We've all seen them, growing up, in college, around town.  They've been blessed with everything:  personality, physique, and most vital to the equation, rich wealthy parents.  They win all the races, they get all the girls.  The hottest girl of them all, Lady Luck, is always on their side.  Individually, they are the embodiment of Shakespeare's Man of All Hues. And then comes along an unassuming computer nerd, a son of a Jewish dentist, from Dobbs Ferry, New York.  A scrawny kid with kinky hair, he's a bit of an asshole.  He also happens to be a once-in-a-century super-genius.  The nerd invents Facebook.  And for the first time in his life, Hue, or in the case of David Fincher's The Social Network, Tyler and Cameron Winklevoss, comes in second, a very very distant second.  This is not the way it's supposed to happen.

The Social Network is not -- as so many will have you believe -- about the lawsuits, the partying, the girls, the envy, the backstabbing, the money, all of which are indeed part of the Facebook foundation myth.  No, those are just the MacGuffins, the narrative tools employed by highly-skilled writer Aaron Sorkin to hook his audience.  This is about our wonderful, all-equalizing, supreme meritocracy.  This is about how a computer-geek with slight anti-social tendencies revolutionized interpersonal relationships in the 21st century.  The underdog not only won, he pulverized those standing in his way with such ferocity that their only recourse was to litigate, and as Mark Zuckerberg (played with menacing authority by Jesse Eisenberg) sneers to his attorney, "They aren't suing me for intellectual property theft. They're suing me because for the first time in their lives, things didn't go exactly the way they were supposed to for them."  Even Daddy's millions can't get their pleas to not fall on deaf ears when they go whining to the Harvard President.
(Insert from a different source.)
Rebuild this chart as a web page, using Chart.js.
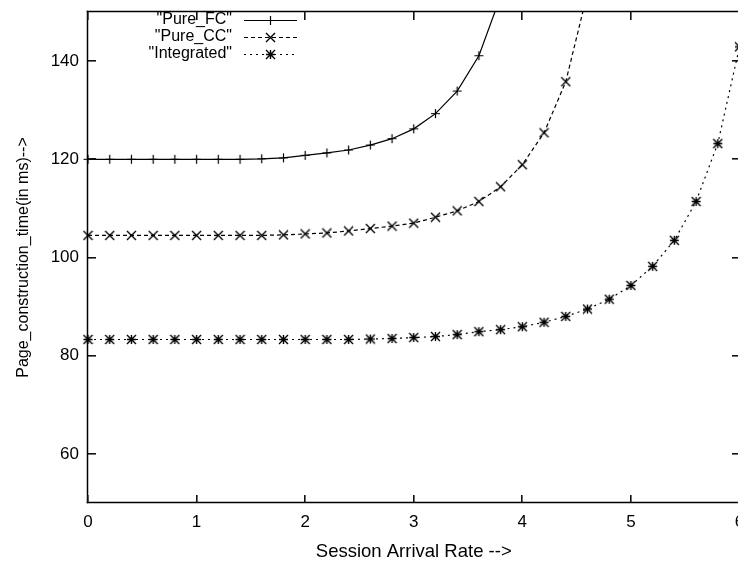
<!DOCTYPE html>
<html>
<head>
<meta charset="utf-8">
<script src="https://cdn.jsdelivr.net/npm/chart.js@4.4.1/dist/chart.umd.min.js"></script>
<style>
  html, body { margin: 0; padding: 0; background: #fff; overflow: hidden; }
  #wrap { width: 760px; height: 565px; }
</style>
</head>
<body>
<div id="wrap"><canvas id="c" width="760" height="565"></canvas></div>
<script>
// Session arrival rate (x) and page construction time in ms (y)
const rates = [0, 0.2, 0.4, 0.6, 0.8, 1.0, 1.2, 1.4, 1.6, 1.8, 2.0, 2.2, 2.4, 2.6, 2.8,
               3.0, 3.2, 3.4, 3.6, 3.8, 4.0, 4.2, 4.4, 4.6, 4.8, 5.0, 5.2, 5.4, 5.6, 5.8, 6.0];

const pureFC = [120.0, 120.0, 120.0, 120.0, 120.0, 120.0, 120.0, 120.0, 120.1, 120.3,
                120.8, 121.3, 121.9, 122.9, 124.2, 126.2, 129.3, 133.9, 141.1, 153.2];

const pureCC = [104.5, 104.5, 104.5, 104.5, 104.5, 104.5, 104.5, 104.5, 104.5, 104.6,
                104.8, 105.0, 105.4, 105.9, 106.4, 107.0, 108.2, 109.5, 111.4, 114.4,
                118.9, 125.4, 135.8, 153.9];

const integrated = [83.3, 83.3, 83.3, 83.3, 83.3, 83.3, 83.3, 83.3, 83.3, 83.3,
                    83.3, 83.3, 83.3, 83.4, 83.5, 83.7, 83.9, 84.3, 84.9, 85.3,
                    85.9, 86.8, 88.0, 89.5, 91.5, 94.3, 98.2, 103.5, 111.4, 123.2, 142.9];

const seriesNames = ['"Pure_FC"', '"Pure_CC"', '"Integrated"'];
const xTicks = [0, 1, 2, 3, 4, 5, 6];
const yTicks = [60, 80, 100, 120, 140];
const xTitle = 'Session Arrival Rate -->';
const yTitle = 'Page_construction_time(in ms)-->';

const FONT = 'Liberation Sans, Arial, Helvetica, sans-serif';

// gnuplot-like point symbols: plus, cross, asterisk
function makeMarker(kind) {
  const s = 11, c = 5.5, h = 4.5;
  const cv = document.createElement('canvas');
  cv.width = s; cv.height = s;
  const g = cv.getContext('2d');
  g.strokeStyle = '#000';
  g.lineWidth = kind === 'plus' ? 1.2 : 1.4;
  g.beginPath();
  if (kind === 'plus' || kind === 'star') {
    g.moveTo(c - h, c); g.lineTo(c + h, c);
    g.moveTo(c, c - h); g.lineTo(c, c + h);
  }
  if (kind === 'cross' || kind === 'star') {
    g.moveTo(c - h, c - h); g.lineTo(c + h, c + h);
    g.moveTo(c - h, c + h); g.lineTo(c + h, c - h);
  }
  g.stroke();
  return cv;
}

function toPoints(ys) {
  return ys.map((y, i) => ({ x: rates[i], y }));
}

const styles = [
  { dash: [], marker: makeMarker('plus') },
  { dash: [4, 3], marker: makeMarker('cross') },
  { dash: [2, 4], marker: makeMarker('star') }
];

const datasets = [pureFC, pureCC, integrated].map((ys, i) => ({
  label: seriesNames[i],
  data: toPoints(ys),
  borderColor: '#000',
  backgroundColor: '#000',
  borderWidth: 1.2,
  borderDash: styles[i].dash,
  pointStyle: styles[i].marker,
  pointRadius: 5,
  pointHoverRadius: 5,
  tension: 0,
  fill: false,
  clip: { left: 10, right: 10, top: 0, bottom: 0 }
}));

// Box border with inward ticks on all four sides
const frameTicks = {
  id: 'frameTicks',
  afterDraw(chart) {
    const ctx = chart.ctx;
    const a = chart.chartArea;
    const xs = chart.scales.x, ys = chart.scales.y;
    const L = a.left - 0.5, R = a.right, T = a.top - 0.5, B = a.bottom - 0.5;
    const tl = 8;
    ctx.save();
    ctx.strokeStyle = '#000';
    ctx.lineWidth = 1.5;
    ctx.setLineDash([]);
    ctx.lineCap = 'square';
    const seg = (x1, y1, x2, y2) => {
      ctx.beginPath();
      ctx.moveTo(x1, y1);
      ctx.lineTo(x2, y2);
      ctx.stroke();
    };
    seg(L, T, R, T);
    seg(L, B, R, B);
    seg(L, T, L, B);
    seg(R, T, R, B);
    // tick marks, pixel aligned
    ctx.fillStyle = '#111';
    yTicks.forEach(v => {
      const p = Math.round(ys.getPixelForValue(v));
      ctx.fillRect(Math.round(L), p - 1, tl, 1.6);
      ctx.fillRect(Math.round(R) - tl, p - 1, tl, 1.6);
    });
    xTicks.forEach(v => {
      const p = Math.round(xs.getPixelForValue(v));
      ctx.fillRect(p - 1, Math.round(B) - tl, 1.6, tl);
      ctx.fillRect(p - 1, Math.round(T), 1.6, tl);
    });
    ctx.restore();
  }
};

// Key in the upper left: right-aligned names followed by a line sample with its symbol
const gnuKey = {
  id: 'gnuKey',
  afterDraw(chart) {
    const ctx = chart.ctx;
    const textRight = 232, x0 = 244, x1 = 297, xm = 270.5;
    const rowY = [20, 37, 54];
    ctx.save();
    ctx.font = '16px ' + FONT;
    ctx.fillStyle = '#000';
    ctx.textAlign = 'right';
    ctx.textBaseline = 'middle';
    chart.data.datasets.forEach((ds, i) => {
      const yy = rowY[i];
      ctx.fillText(ds.label, textRight, yy);
      ctx.strokeStyle = '#000';
      ctx.lineWidth = 1.2;
      ctx.setLineDash(ds.borderDash || []);
      ctx.beginPath();
      ctx.moveTo(x0, yy + 0.5);
      ctx.lineTo(x1, yy + 0.5);
      ctx.stroke();
      ctx.setLineDash([]);
      const m = ds.pointStyle;
      ctx.drawImage(m, Math.round(xm - m.width / 2), yy + 0.5 - m.height / 2);
    });
    ctx.restore();
  }
};

new Chart(document.getElementById('c'), {
  type: 'line',
  data: { datasets },
  options: {
    responsive: false,
    animation: false,
    devicePixelRatio: 1,
    layout: { padding: { left: 0, top: 12, right: 20.5, bottom: 0 } },
    plugins: {
      legend: { display: false },
      tooltip: { enabled: false }
    },
    scales: {
      x: {
        type: 'linear',
        min: 0,
        max: 6,
        afterBuildTicks: s => { s.ticks = xTicks.map(v => ({ value: v })); },
        afterFit: s => { s.height = 62; s.paddingLeft = 0; s.paddingRight = 0; },
        grid: { display: false, drawTicks: false },
        border: { display: false },
        ticks: { padding: 8.8, color: '#000', font: { family: FONT, size: 17 }, maxRotation: 0 },
        title: { display: true, text: xTitle, color: '#000', font: { family: FONT, size: 18.5 }, padding: { top: 4, bottom: 1.9 } }
      },
      y: {
        type: 'linear',
        min: 50,
        max: 150,
        afterBuildTicks: s => { s.ticks = yTicks.map(v => ({ value: v })); },
        afterFit: s => { s.width = 88; s.paddingTop = 0; s.paddingBottom = 0; },
        grid: { display: false, drawTicks: false },
        border: { display: false },
        ticks: { padding: 9, color: '#000', font: { family: FONT, size: 17 } },
        title: { display: true, text: yTitle, color: '#000', font: { family: FONT, size: 16 }, padding: { top: 14.4, bottom: 4 } }
      }
    }
  },
  plugins: [frameTicks, gnuKey]
});
</script>
</body>
</html>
It's a credit to Fincher, director of other such explorations of masculinity as Se7en, Fight Club, and Zodiac, for keeping the tension maddeningly taut throughout the film even though almost everyone already knows the story.  There was a massive piece on Zuckberberg in the New Yorker which outlines the entire story, and with greater detail.  We all know how this tale ends, or rather, where it stands today, and yet we're still kept on the edge of our seats.  Frequent Fincher collaborator, Nine Inch Nails' Trent Reznor, along with seasoned English music producer Atticus Ross, ratchet up the immediacy of the action with a score that can only be described as militantly ambient.  The aggression in the music and direction mirror the intellectual and creative aggression onscreen.  Zuckerberg is a wunderkind tour-de-force.  He's not just the smartest kid in the room, he's the smartest guy in any room, even all the elite rooms in Harvard.  

The reviews and commentary surrounding The Social Network focus on how unflattering and unseemly Facebook founder Mark Zuckerberg is depicted.  This is simply a ruse to stir up controversy.  The portrayal is honest and unrelenting.  People are rarely kind and loving and fair and nurturing, especially when those same people are inventing billion dollar enterprises.  Is he insecure? Sure, but since when is insecurity a character flaw?  If anything, insecurity is pitiable. Did he box out possible early cohorts?  Of course, but since when is an abstract formative idea patentable?  

Come to think of it, with the exception of Zuckerberg's condescension to his girlfriend (Rooney Mara) in the opening scene, and the marginalization of his best friend, and initial financier (Andrew Garfield), when Facebook begins to legitimately explode, there is little that points to Zuckerberg being anything other than the guy who is 100 times smarter and talented than everyone else around him, with an uncanny ability to continually innovate and drive his creative vision to new heights.

Success stories like Mark Zuckerberg, and many others, show that in the face of true genius, the entitled class will cling to their last, and only, vestige of retribution, they'll sue.